### BRIEF
Carry none of the pictures over; write out the complete data exactly.

### AVAILABLE DATA

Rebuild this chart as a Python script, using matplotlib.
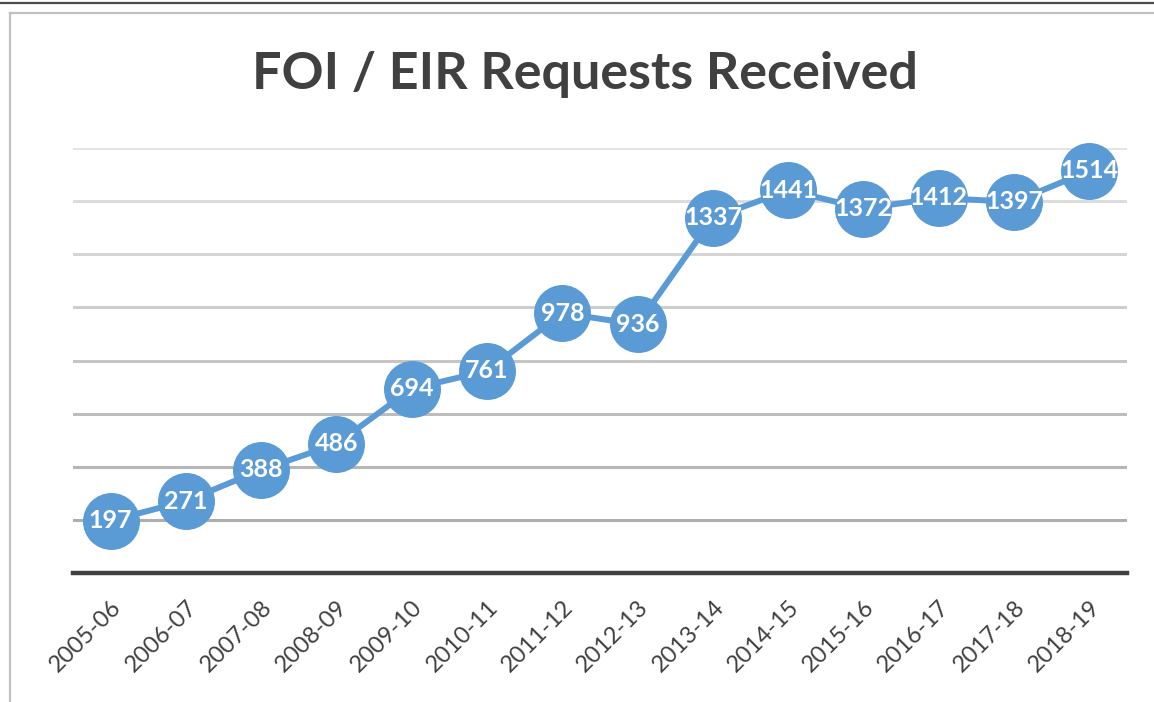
import matplotlib
matplotlib.use("Agg")
import matplotlib.pyplot as plt
from matplotlib.lines import Line2D
import numpy as np

years = ["2005-06", "2006-07", "2007-08", "2008-09", "2009-10", "2010-11", "2011-12",
         "2012-13", "2013-14", "2014-15", "2015-16", "2016-17", "2017-18", "2018-19"]
requests = [197, 271, 388, 486, 694, 761, 978, 936, 1337, 1441, 1372, 1412, 1397, 1514]
y_ticks = [0, 200, 400, 600, 800, 1000, 1200, 1400, 1600]

W, H = 1154, 702
fig = plt.figure(figsize=(W / 100, H / 100), dpi=100)
fig.patch.set_facecolor("white")

# frame decorations
fig.add_artist(Line2D([0, 1], [1 - 3 / H, 1 - 3 / H], color="#4a4a4a", lw=1.6, transform=fig.transFigure))
fig.add_artist(Line2D([10 / W, 1], [1 - 13 / H, 1 - 13 / H], color="#c0c0c0", lw=1.6, transform=fig.transFigure))
fig.add_artist(Line2D([10 / W, 10 / W], [0, 1 - 13 / H], color="#c0c0c0", lw=1.6, transform=fig.transFigure))

left, right = 73 / W, 1127 / W
bottom, top = 1 - 573 / H, 1 - 148 / H
ax = fig.add_axes([left, bottom, right - left, top - bottom])

x = np.arange(len(years))
ax.plot(x, requests, color="#5b9bd5", lw=4.3, marker="o", markersize=40,
        markerfacecolor="#5b9bd5", markeredgecolor="#5b9bd5", clip_on=False, zorder=3)
for xi, v in zip(x, requests):
    ax.text(xi, v, str(v), ha="center", va="center", color="white",
            fontsize=18, fontweight="bold", family="Lato", zorder=4, clip_on=False)

ax.set_xlim(-0.5, len(years) - 0.5)
ax.set_ylim(0, 1600)
ax.set_yticks(y_ticks)
ax.set_yticklabels([])
ax.tick_params(axis="y", length=0)
ax.set_xticks(x)
ax.set_xticklabels(years, rotation=45, ha="right", va="top", rotation_mode="anchor",
                   fontsize=17, family="Lato", color="#404040")
ax.tick_params(axis="x", length=0, pad=17)

ax.grid(axis="y", lw=2.2, zorder=0)
glines = ax.get_ygridlines()
for i, gl in enumerate(glines):
    t = i / (len(glines) - 1)
    c = np.array([0xa6, 0xa6, 0xa6]) * (1 - t) + np.array([0xe4, 0xe4, 0xe4]) * t
    gl.set_color(c / 255)
ax.set_axisbelow(True)

for s in ["top", "right", "left"]:
    ax.spines[s].set_visible(False)
ax.spines["bottom"].set_color("#404040")
ax.spines["bottom"].set_linewidth(3.2)

fig.text(585 / W, 1 - 75 / H, "FOI / EIR Requests Received", ha="center", va="center",
         fontsize=37.5, fontweight="bold", family="Lato", color="#404040")

fig.savefig("out.png", dpi=100)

### FINISHED EXERCISE
Rebuild this chart as a Python script, using matplotlib.
import matplotlib
matplotlib.use("Agg")
import matplotlib.pyplot as plt
from matplotlib.lines import Line2D
import numpy as np

years = ["2005-06", "2006-07", "2007-08", "2008-09", "2009-10", "2010-11", "2011-12",
         "2012-13", "2013-14", "2014-15", "2015-16", "2016-17", "2017-18", "2018-19"]
requests = [197, 271, 388, 486, 694, 761, 978, 936, 1337, 1441, 1372, 1412, 1397, 1514]
y_ticks = [0, 200, 400, 600, 800, 1000, 1200, 1400, 1600]

W, H = 1154, 702
fig = plt.figure(figsize=(W / 100, H / 100), dpi=100)
fig.patch.set_facecolor("white")

# frame decorations
fig.add_artist(Line2D([0, 1], [1 - 3 / H, 1 - 3 / H], color="#4a4a4a", lw=1.6, transform=fig.transFigure))
fig.add_artist(Line2D([10 / W, 1], [1 - 13 / H, 1 - 13 / H], color="#c0c0c0", lw=1.6, transform=fig.transFigure))
fig.add_artist(Line2D([10 / W, 10 / W], [0, 1 - 13 / H], color="#c0c0c0", lw=1.6, transform=fig.transFigure))

left, right = 73 / W, 1127 / W
bottom, top = 1 - 573 / H, 1 - 148 / H
ax = fig.add_axes([left, bottom, right - left, top - bottom])

x = np.arange(len(years))
ax.plot(x, requests, color="#5b9bd5", lw=4.3, marker="o", markersize=40,
        markerfacecolor="#5b9bd5", markeredgecolor="#5b9bd5", clip_on=False, zorder=3)
for xi, v in zip(x, requests):
    ax.text(xi, v, str(v), ha="center", va="center", color="white",
            fontsize=18, fontweight="bold", family="Lato", zorder=4, clip_on=False)

ax.set_xlim(-0.5, len(years) - 0.5)
ax.set_ylim(0, 1600)
ax.set_yticks(y_ticks)
ax.set_yticklabels([])
ax.tick_params(axis="y", length=0)
ax.set_xticks(x)
ax.set_xticklabels(years, rotation=45, ha="right", va="top", rotation_mode="anchor",
                   fontsize=17, family="Lato", color="#404040")
ax.tick_params(axis="x", length=0, pad=17)

ax.grid(axis="y", lw=2.2, zorder=0)
glines = ax.get_ygridlines()
for i, gl in enumerate(glines):
    t = i / (len(glines) - 1)
    c = np.array([0xa6, 0xa6, 0xa6]) * (1 - t) + np.array([0xe4, 0xe4, 0xe4]) * t
    gl.set_color(c / 255)
ax.set_axisbelow(True)

for s in ["top", "right", "left"]:
    ax.spines[s].set_visible(False)
ax.spines["bottom"].set_color("#404040")
ax.spines["bottom"].set_linewidth(3.2)

fig.text(585 / W, 1 - 75 / H, "FOI / EIR Requests Received", ha="center", va="center",
         fontsize=37.5, fontweight="bold", family="Lato", color="#404040")

fig.savefig("out.png", dpi=100)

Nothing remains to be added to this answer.